* _THE REQUEST_
Both the line containing "Write the Plotly.js code for this chart." and the line containing "3], [0, 2], [0, 0]];" are to be reproduced exactly, along with every line between them, and nothing more.

* _SOURCE DATA_

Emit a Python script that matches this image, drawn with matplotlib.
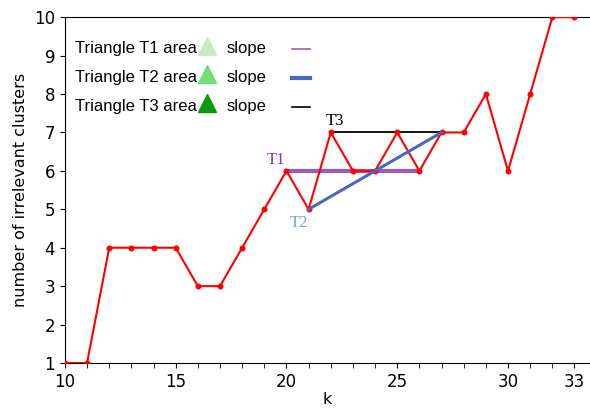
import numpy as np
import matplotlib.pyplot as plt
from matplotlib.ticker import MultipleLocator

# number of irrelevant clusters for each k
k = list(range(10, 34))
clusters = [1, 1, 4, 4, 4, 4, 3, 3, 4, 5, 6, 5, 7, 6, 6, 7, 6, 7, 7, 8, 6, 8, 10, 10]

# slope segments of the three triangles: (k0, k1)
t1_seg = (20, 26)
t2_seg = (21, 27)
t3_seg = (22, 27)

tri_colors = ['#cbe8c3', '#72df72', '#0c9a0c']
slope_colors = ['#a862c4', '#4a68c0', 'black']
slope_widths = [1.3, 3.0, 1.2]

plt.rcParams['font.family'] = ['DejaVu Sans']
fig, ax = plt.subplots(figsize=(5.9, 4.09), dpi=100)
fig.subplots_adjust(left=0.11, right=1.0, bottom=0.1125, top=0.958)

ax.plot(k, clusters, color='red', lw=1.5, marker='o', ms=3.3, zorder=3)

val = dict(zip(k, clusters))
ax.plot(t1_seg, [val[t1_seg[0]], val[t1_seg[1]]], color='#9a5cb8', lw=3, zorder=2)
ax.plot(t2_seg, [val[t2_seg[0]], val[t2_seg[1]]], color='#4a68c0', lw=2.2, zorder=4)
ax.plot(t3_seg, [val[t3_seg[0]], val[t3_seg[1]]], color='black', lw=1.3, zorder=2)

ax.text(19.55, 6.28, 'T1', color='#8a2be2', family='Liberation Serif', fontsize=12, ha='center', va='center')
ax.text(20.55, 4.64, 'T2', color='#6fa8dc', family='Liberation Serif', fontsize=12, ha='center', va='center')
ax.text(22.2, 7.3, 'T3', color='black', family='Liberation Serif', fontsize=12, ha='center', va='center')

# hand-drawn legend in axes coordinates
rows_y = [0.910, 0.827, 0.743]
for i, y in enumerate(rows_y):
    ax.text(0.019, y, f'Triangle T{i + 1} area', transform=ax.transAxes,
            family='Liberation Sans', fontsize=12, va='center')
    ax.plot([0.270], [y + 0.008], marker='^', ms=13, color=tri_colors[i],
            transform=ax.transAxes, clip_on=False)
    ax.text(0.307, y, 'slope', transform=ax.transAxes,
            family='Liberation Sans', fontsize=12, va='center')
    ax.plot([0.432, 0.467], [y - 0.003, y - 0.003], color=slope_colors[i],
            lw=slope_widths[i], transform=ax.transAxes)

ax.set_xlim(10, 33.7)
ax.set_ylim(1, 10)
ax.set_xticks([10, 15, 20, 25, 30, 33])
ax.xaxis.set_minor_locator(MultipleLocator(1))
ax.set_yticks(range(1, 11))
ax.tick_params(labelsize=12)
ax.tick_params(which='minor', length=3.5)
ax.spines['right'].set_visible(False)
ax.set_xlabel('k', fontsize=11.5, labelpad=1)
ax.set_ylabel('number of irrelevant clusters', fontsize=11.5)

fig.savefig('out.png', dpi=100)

---

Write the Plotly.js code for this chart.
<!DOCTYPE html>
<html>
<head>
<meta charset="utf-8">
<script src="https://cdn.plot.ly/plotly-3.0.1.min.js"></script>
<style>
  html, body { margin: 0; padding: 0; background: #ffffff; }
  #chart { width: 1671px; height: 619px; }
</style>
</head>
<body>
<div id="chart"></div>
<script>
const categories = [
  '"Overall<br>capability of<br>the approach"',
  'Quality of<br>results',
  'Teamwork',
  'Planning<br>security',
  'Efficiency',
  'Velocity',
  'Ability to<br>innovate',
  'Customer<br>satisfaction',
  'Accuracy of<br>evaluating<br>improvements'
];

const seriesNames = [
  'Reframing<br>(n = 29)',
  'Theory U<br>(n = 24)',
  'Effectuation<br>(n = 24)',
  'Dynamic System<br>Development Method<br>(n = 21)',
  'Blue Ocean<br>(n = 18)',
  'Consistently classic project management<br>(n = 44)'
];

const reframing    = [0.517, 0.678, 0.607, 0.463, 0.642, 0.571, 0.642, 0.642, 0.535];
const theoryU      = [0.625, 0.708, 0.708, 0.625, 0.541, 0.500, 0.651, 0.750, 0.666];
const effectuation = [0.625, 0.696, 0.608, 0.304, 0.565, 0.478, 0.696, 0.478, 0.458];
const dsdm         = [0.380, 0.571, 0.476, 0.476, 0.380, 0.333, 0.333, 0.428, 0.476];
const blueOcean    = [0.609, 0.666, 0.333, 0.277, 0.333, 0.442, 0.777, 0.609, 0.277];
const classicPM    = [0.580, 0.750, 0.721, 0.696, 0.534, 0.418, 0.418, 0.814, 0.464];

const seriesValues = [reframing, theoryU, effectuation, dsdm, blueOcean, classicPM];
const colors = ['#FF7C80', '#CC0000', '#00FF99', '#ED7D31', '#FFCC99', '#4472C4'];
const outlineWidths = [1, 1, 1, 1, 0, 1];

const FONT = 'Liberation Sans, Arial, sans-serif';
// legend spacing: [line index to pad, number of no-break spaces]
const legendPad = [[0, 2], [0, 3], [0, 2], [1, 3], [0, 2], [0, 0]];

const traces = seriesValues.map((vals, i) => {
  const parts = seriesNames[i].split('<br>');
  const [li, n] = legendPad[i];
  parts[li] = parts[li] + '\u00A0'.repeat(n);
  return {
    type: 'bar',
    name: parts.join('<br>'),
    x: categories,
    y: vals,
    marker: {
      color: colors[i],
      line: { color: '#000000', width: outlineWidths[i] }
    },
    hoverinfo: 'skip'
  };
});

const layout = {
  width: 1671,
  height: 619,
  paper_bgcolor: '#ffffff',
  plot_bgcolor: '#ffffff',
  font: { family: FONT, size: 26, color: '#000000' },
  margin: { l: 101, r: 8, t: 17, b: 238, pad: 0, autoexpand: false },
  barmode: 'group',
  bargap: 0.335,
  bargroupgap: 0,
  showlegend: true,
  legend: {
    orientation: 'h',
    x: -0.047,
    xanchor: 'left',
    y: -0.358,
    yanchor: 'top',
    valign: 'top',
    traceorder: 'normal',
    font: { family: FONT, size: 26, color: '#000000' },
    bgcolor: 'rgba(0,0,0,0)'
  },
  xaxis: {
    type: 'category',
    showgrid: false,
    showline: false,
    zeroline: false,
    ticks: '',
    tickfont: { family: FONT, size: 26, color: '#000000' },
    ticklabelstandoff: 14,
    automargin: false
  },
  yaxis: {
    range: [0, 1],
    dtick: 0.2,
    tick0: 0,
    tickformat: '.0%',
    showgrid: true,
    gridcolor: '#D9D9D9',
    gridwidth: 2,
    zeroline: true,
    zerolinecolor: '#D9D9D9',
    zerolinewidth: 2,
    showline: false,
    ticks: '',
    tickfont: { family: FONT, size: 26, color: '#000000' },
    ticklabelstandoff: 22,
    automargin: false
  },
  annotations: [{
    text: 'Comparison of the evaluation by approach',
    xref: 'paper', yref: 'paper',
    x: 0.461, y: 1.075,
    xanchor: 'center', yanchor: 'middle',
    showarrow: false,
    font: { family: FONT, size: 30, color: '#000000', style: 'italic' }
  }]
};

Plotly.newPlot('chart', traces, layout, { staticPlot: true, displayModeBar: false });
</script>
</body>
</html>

* _TASK OUTPUT_
Write the Plotly.js code for this chart.
<!DOCTYPE html>
<html>
<head>
<meta charset="utf-8">
<script src="https://cdn.plot.ly/plotly-3.0.1.min.js"></script>
<style>
  html, body { margin: 0; padding: 0; background: #ffffff; }
  #chart { width: 1671px; height: 619px; }
</style>
</head>
<body>
<div id="chart"></div>
<script>
const categories = [
  '"Overall<br>capability of<br>the approach"',
  'Quality of<br>results',
  'Teamwork',
  'Planning<br>security',
  'Efficiency',
  'Velocity',
  'Ability to<br>innovate',
  'Customer<br>satisfaction',
  'Accuracy of<br>evaluating<br>improvements'
];

const seriesNames = [
  'Reframing<br>(n = 29)',
  'Theory U<br>(n = 24)',
  'Effectuation<br>(n = 24)',
  'Dynamic System<br>Development Method<br>(n = 21)',
  'Blue Ocean<br>(n = 18)',
  'Consistently classic project management<br>(n = 44)'
];

const reframing    = [0.517, 0.678, 0.607, 0.463, 0.642, 0.571, 0.642, 0.642, 0.535];
const theoryU      = [0.625, 0.708, 0.708, 0.625, 0.541, 0.500, 0.651, 0.750, 0.666];
const effectuation = [0.625, 0.696, 0.608, 0.304, 0.565, 0.478, 0.696, 0.478, 0.458];
const dsdm         = [0.380, 0.571, 0.476, 0.476, 0.380, 0.333, 0.333, 0.428, 0.476];
const blueOcean    = [0.609, 0.666, 0.333, 0.277, 0.333, 0.442, 0.777, 0.609, 0.277];
const classicPM    = [0.580, 0.750, 0.721, 0.696, 0.534, 0.418, 0.418, 0.814, 0.464];

const seriesValues = [reframing, theoryU, effectuation, dsdm, blueOcean, classicPM];
const colors = ['#FF7C80', '#CC0000', '#00FF99', '#ED7D31', '#FFCC99', '#4472C4'];
const outlineWidths = [1, 1, 1, 1, 0, 1];

const FONT = 'Liberation Sans, Arial, sans-serif';
// legend spacing: [line index to pad, number of no-break spaces]
const legendPad = [[0, 2], [0, 3], [0, 2], [1, 3], [0, 2], [0, 0]];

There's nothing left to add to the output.